Praised be my Lord for our sister, the death of the body, from which no one escapes.
St. Francis of
The pursuit of the Fountain of Life, the Fountain of Youth, immortality, or the cure for death has occupied the minds and efforts of countless women and men. Wither fueled by fear, curiosity, disbelief, or love a passion is evoked when death is discussed. In our American culture we may entertain various methods or dogmas in dealing with death. We are bombarded with euphemism of death. We are told we will pass away, pass on, bite the dust, depart, fade away, go to be in heaven with our father…rarely do we hear you will die, they have died.
We dance around the topic in our culture and in the church. We will spend billions on agents and aids that guarantee us a longer life, and younger looking life. We abstractly live our lives in denial that we too shall die. We secretly are thankful that dread and death visit others… “At least it is not me.”
We are entertained with satirical looks into death and dying. We are obsessed with romance and love that spans time and lasts forever. When in reality nothing is forever and all shall perish. In a recent film I saw called The Fountain Tommy, the male lead, wrestles with mortality, love, loss, death, and sorrow. Tommy’s wife is dying. He desperately seeks to find a cure for her ailment. He tests an unknown substance from the Central American rain forest on a monkey and sees dramatic results. Tommy’s wife is writing a book about the quest to find The Tree of Life. The movie intertwines these two components along a 1,000 year time span.

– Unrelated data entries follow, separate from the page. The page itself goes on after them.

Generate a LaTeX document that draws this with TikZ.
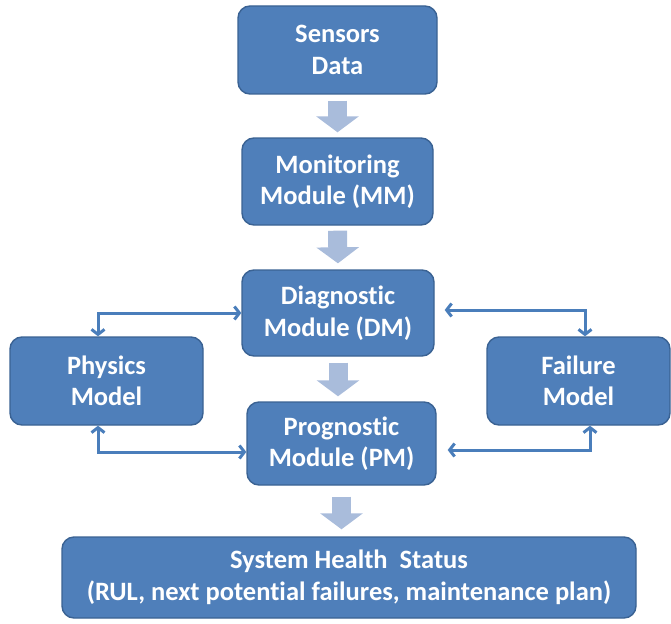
\documentclass[tikz,border=0pt]{standalone}
\usepackage{fontspec}
\setmainfont{Carlito}[Ligatures={NoCommon}]
\usetikzlibrary{arrows.meta,calc}
\definecolor{boxfill}{HTML}{4F7FBA}
\definecolor{boxline}{HTML}{3A6293}
\definecolor{connc}{HTML}{4A7EBB}
\definecolor{blockc}{HTML}{A9BCDB}
\begin{document}
\begin{tikzpicture}[x=1pt,y=-1pt,
  box/.style={draw=boxline, line width=1.4pt, fill=boxfill, rounded corners=12pt,
    text=white, font=\fontsize{26.5}{31.5}\selectfont\bfseries, align=center, inner sep=0pt},
  conn/.style={draw=connc, line width=3pt, {Straight Barb[length=5pt,width=13pt]}-{Straight Barb[length=5pt,width=13pt]}},
  blockarrow/.style={draw=blockc, line width=19pt, -{Triangle[length=16pt,width=42pt]}}]
\useasboundingbox (0,0) rectangle (671,623);
\node[box, minimum width=199pt, minimum height=88pt] (sd) at (337.5,50) {Sensors\\Data};
\node[box, minimum width=191pt, minimum height=87pt] (mm) at (337.5,181.5) {Monitoring\\Module (MM)};
\node[box, minimum width=192pt, minimum height=86pt] (dm) at (338,313) {Diagnostic\\Module (DM)};
\node[box, minimum width=189pt, minimum height=83pt] (pm) at (341.5,443.5) {Prognostic\\Module (PM)};
\node[box, minimum width=574pt, minimum height=81pt] (sys) at (349,577.5) {System Health~~Status\\(RUL, next potential failures, maintenance plan)};
\node[box, minimum width=193pt, minimum height=88pt] (phys) at (106.5,381) {Physics\\Model};
\node[box, minimum width=183pt, minimum height=88pt] (fm) at (578.5,381) {Failure\\Model};
% block arrows
\draw[blockarrow, shorten <=6pt, shorten >=5pt] (sd.south) -- (mm.north);
\draw[blockarrow, shorten <=5pt, shorten >=6pt] (mm.south) -- (dm.north);
\draw[blockarrow, shorten <=6pt, shorten >=5pt] (dm.south) -- (dm.south |- pm.north);
\draw[blockarrow, shorten <=11pt, shorten >=7pt] (pm.south) -- (pm.south |- sys.north);
% connectors
\coordinate (pTop) at ($(phys.north)+(-8.5,0)$);
\coordinate (pBot) at ($(phys.south)+(-8.5,0)$);
\coordinate (fTop) at ($(fm.north)+(6.5,0)$);
\coordinate (fBot) at ($(fm.south)+(11.5,0)$);
\coordinate (dmW) at ($(dm.west)+(0,0)$);
\coordinate (dmE) at ($(dm.east)+(0,-3)$);
\coordinate (pmW) at ($(pm.west)+(0,8.5)$);
\coordinate (pmE) at ($(pm.east)+(0,6.5)$);
\draw[conn] (pTop) |- (dmW);
\draw[conn] (pBot) |- (pmW);
\draw[conn, shorten >=10pt] (fTop) |- (dmE);
\draw[conn, shorten >=11pt] (fBot) |- (pmE);
\end{tikzpicture}
\end{document}
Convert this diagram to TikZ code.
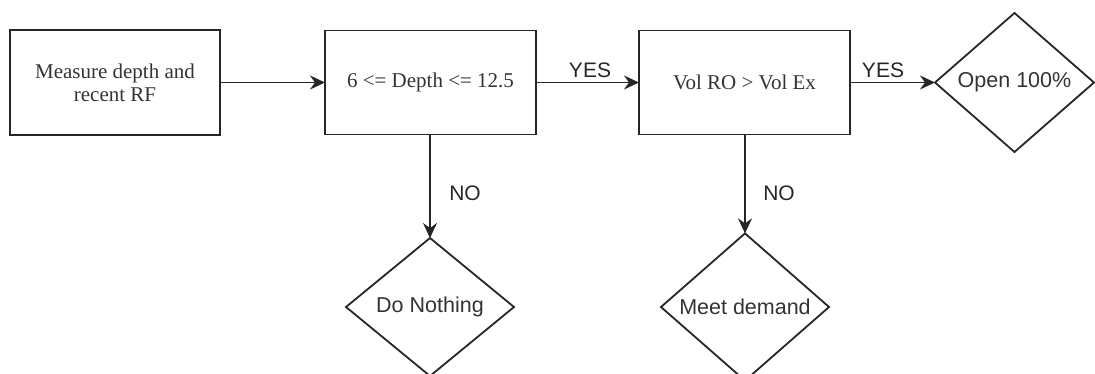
\documentclass[tikz,border=0pt]{standalone}
\usepackage{fontspec}
\setmainfont{Liberation Serif}
\newfontfamily\labfont{Liberation Sans}
\usetikzlibrary{shapes.geometric,arrows.meta}
\begin{document}
\begin{tikzpicture}[x=1pt,y=-1pt,
  every node/.style={inner sep=0pt, outer sep=0pt},
  procbox/.style={draw=black!85, line width=1.8pt, rectangle, minimum width=211pt, minimum height=104pt, align=center, font=\fontsize{21}{23}\selectfont, text=black!80},
  decbox/.style={draw=black!85, line width=1.8pt, diamond, minimum width=168pt, minimum height=138pt, align=center, font=\labfont\fontsize{21.5}{24}\selectfont, text=black!80},
  conn/.style={draw=black!85, line width=1.8pt, -{Stealth[length=15pt,width=14pt,inset=5pt]}},
  lab/.style={font=\labfont\fontsize{21}{24}\selectfont, text=black!85}
]
\useasboundingbox (0,0) rectangle (1095,373);
\node[procbox, minimum width=210pt, minimum height=105pt] (measure) at (115,82.5) {Measure depth and\\recent RF};
\node[procbox] (depth) at (430.5,82.5) {6 <= Depth <= 12.5};
\node[procbox] (vol) at (744.5,82.5) {Vol RO > Vol Ex};
\node[decbox, minimum width=159pt, minimum height=139pt] (open) at (1014.5,82.5) {Open 100\%};
\node[decbox] (nothing) at (430,307) {Do Nothing};
\node[decbox] (meet) at (745,307) {Meet demand};
\draw[conn] (measure) -- (depth);
\draw[conn] (depth) -- (vol);
\draw[conn] (vol) -- (open);
\draw[conn] (depth.south -| nothing.north) -- (nothing.north);
\draw[conn] (vol.south -| meet.north) -- (meet.north);
\node[lab] (yes1) at (590,70) {YES};
\node[lab] (yes2) at (883,70) {YES};
\node[lab] (no1) at (465,193) {NO};
\node[lab] (no2) at (779,193) {NO};
\end{tikzpicture}
\end{document}
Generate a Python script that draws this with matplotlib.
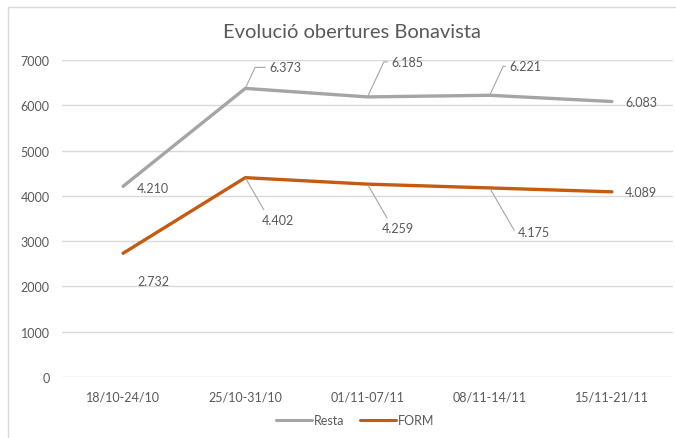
import matplotlib.pyplot as plt
from matplotlib.patches import Rectangle

weeks = ['18/10-24/10', '25/10-31/10', '01/11-07/11', '08/11-14/11', '15/11-21/11']
resta = [4210, 6373, 6185, 6221, 6083]
form = [2732, 4402, 4259, 4175, 4089]

# label offsets (pixels) and whether a leader line is drawn
resta_offsets = [(14, -2), (24, 21), (24, 35), (20, 29), (13, 0)]
resta_leader = [False, True, True, True, False]
form_offsets = [(14, -28), (16, -42), (14, -44), (28, -44), (13, 0)]
form_leader = [False, True, True, True, False]

plt.rcParams['font.family'] = ['Lato', 'DejaVu Sans']
txt = '#595959'
grid = '#d9d9d9'

fig = plt.figure(figsize=(6.76, 4.39), dpi=100)
ax = fig.add_axes([62/676, 1-378/439, (673-62)/676, (378-61)/439])

x = range(len(weeks))
ax.plot(x, resta, color='#a5a5a5', lw=2.4, label='Resta', solid_capstyle='round')
ax.plot(x, form, color='#c55a11', lw=2.4, label='FORM', solid_capstyle='round')

def fmt(v):
    return f'{v/1000:.3f}'

for vals, offs, lead in [(resta, resta_offsets, resta_leader), (form, form_offsets, form_leader)]:
    for i, v in enumerate(vals):
        dx, dy = offs[i]
        if lead[i]:
            ax.annotate(fmt(v), (i, v), xytext=(dx, dy), textcoords='offset pixels',
                        ha='left', va='center', fontsize=9, color=txt,
                        arrowprops=dict(arrowstyle='-', color='#a6a6a6', lw=0.8,
                                        relpos=(0, 0.5), shrinkA=1, shrinkB=1,
                                        connectionstyle='angle,angleA=0,angleB=%d' % (65 if dy > 0 else -60)))
        else:
            ax.annotate(fmt(v), (i, v), xytext=(dx, dy), textcoords='offset pixels',
                        ha='left', va='center', fontsize=9, color=txt)

ax.set_xlim(-0.5, 4.5)
ax.set_ylim(0, 7000)
ax.set_yticks(range(0, 7001, 1000))
ax.set_xticks(list(x), weeks)
ax.grid(axis='y', color=grid, lw=1)
ax.set_axisbelow(True)
for s in ax.spines.values():
    s.set_visible(False)
ax.tick_params(length=0, labelsize=9, colors=txt, pad=10)
ax.tick_params(axis='y', pad=9)

fig.text(352/676, 1-33/439, 'Evolució obertures Bonavista', ha='center', va='center',
         fontsize=14.5, color=txt)

leg = ax.legend(loc='center', bbox_to_anchor=(355/676, 1-421/439), bbox_transform=fig.transFigure,
                ncols=2, frameon=False, fontsize=9, labelcolor=txt, handlelength=2.9,
                columnspacing=1.3, handletextpad=0.1)
for h in leg.legend_handles:
    h.set_linewidth(2.2)

fig.add_artist(Rectangle((8/676, -0.1), 2, 1.1 - 8/439, transform=fig.transFigure,
                         fill=False, edgecolor=grid, lw=1))

plt.savefig('out.png')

The common theme is the desire to cure death. There are Buddhist and Judeo-Christian influences in the film in regards to death. The film made me ponder our fascination with death and our unwillingness to speak of it in terms of finality or concreteness. What is the difference between the solace and peace gained when engaging death in a new-age or tribal context, Scientology, Buddhism, Islam, Judaism, Jainism, Hinduism, Santeria, Voodoo, or Baha’i as compared to the peace and solace in death revealed in Christianity?
All of these religions offer some sort of tranquility and attempt to answer the human longing for reason, purpose, and function of death. In some perspective death is the continued return on a cosmic marry go round, unable to get of until you achieve understanding and enlightenment that all is nothing and nothing is all. In others you are rightly judged by you earthly merit and subjugated to eternal punishment or paradise. To some folks death offers nothing at all, no paradise, no hell, nothing… “blank screen”
In Christianity we believe in a renewal which takes place in the acceptance and proclamation of Jesus as the Christ. In our death we are reconciled threw Jesus. We are returned to the very creation to which God enacted in the “beginning”. It would not matter to convert anyone to Christianity without this dramatic life altering renewal of Jesus. The power lies not in the brand of religion one practices, rather the radical transformation which manifests in death, bringing forth creation via Jesus.
Death does not bring forth new in the midst of old. New is eternally present, eternally available. The presence of death reveals this and its acknowledgement in living allows us to participate in life. We attempt to master and understand the why’s and what’s before we experience what death in Jesus means. We seek to reason our faith to validate the absurdity of what faith in Jesus requires of us.
To embrace Christianity absent of death makes no difference as you hold just another life draining misguided attempt at offering reconciliation absent of transformation. The only place to obtain life transformation is at the feet of the cross in the presence of Jesus as we encounter death. We must face death. In Jesus we are given courage, faith, evidence…to transcend fear. Faith does not remove fear. Faith provides in moments of fear.
What is needed is a response that fulfills in us the courage provided in faith as we face death. We must face death with new anticipation absent of the dull aestheticism which reflects in our desire to be sexy, beautiful, or handsome. The only difference between Christianity and all other religions is a faith of new in the midst of the old by which death is the vehicle of transformation. It is in this tension to which we find ourselves today. We are seeking peace, understanding, more, more, more. Yet we are ill equipped to deal with death. A human being will be ultimately judged by whether or not they have reached and can stand this tension. To endure it is more horrible and more difficult than anything else in the world. And yet, to endure it is the only way by which we can attain to the ultimate meaning, joy, and freedom in our lives. Each of us is called to endure” (Paul Tillich’s sermon, Escape from God). There is no room for a lukewarm response or ascetically pleasing visions. A diet of Death embarks us on a journey into this tension to which we are called. Anything less than this would be a waste.
1 comment:
This is currently more than an academic or theological question for me. I am dealing with the fact that my parents are aging--both about 80 years old. For the first time, I am confronted with the certain reality of their death--probably sooner rather than later. My mother's health is beginning to fail significantly.
I am 56 years old and have been in the ministry for 31 years. Still, there is always the question of how we will deal with certain situations when it's not just happening to someone else. Euphemism and false optimism about partial recoveries don't get it for me. Our hope is in Christ, the resurrection, the knowledge that we and our loved ones have accepted Him as Lord and Saviour. Still, we must live it!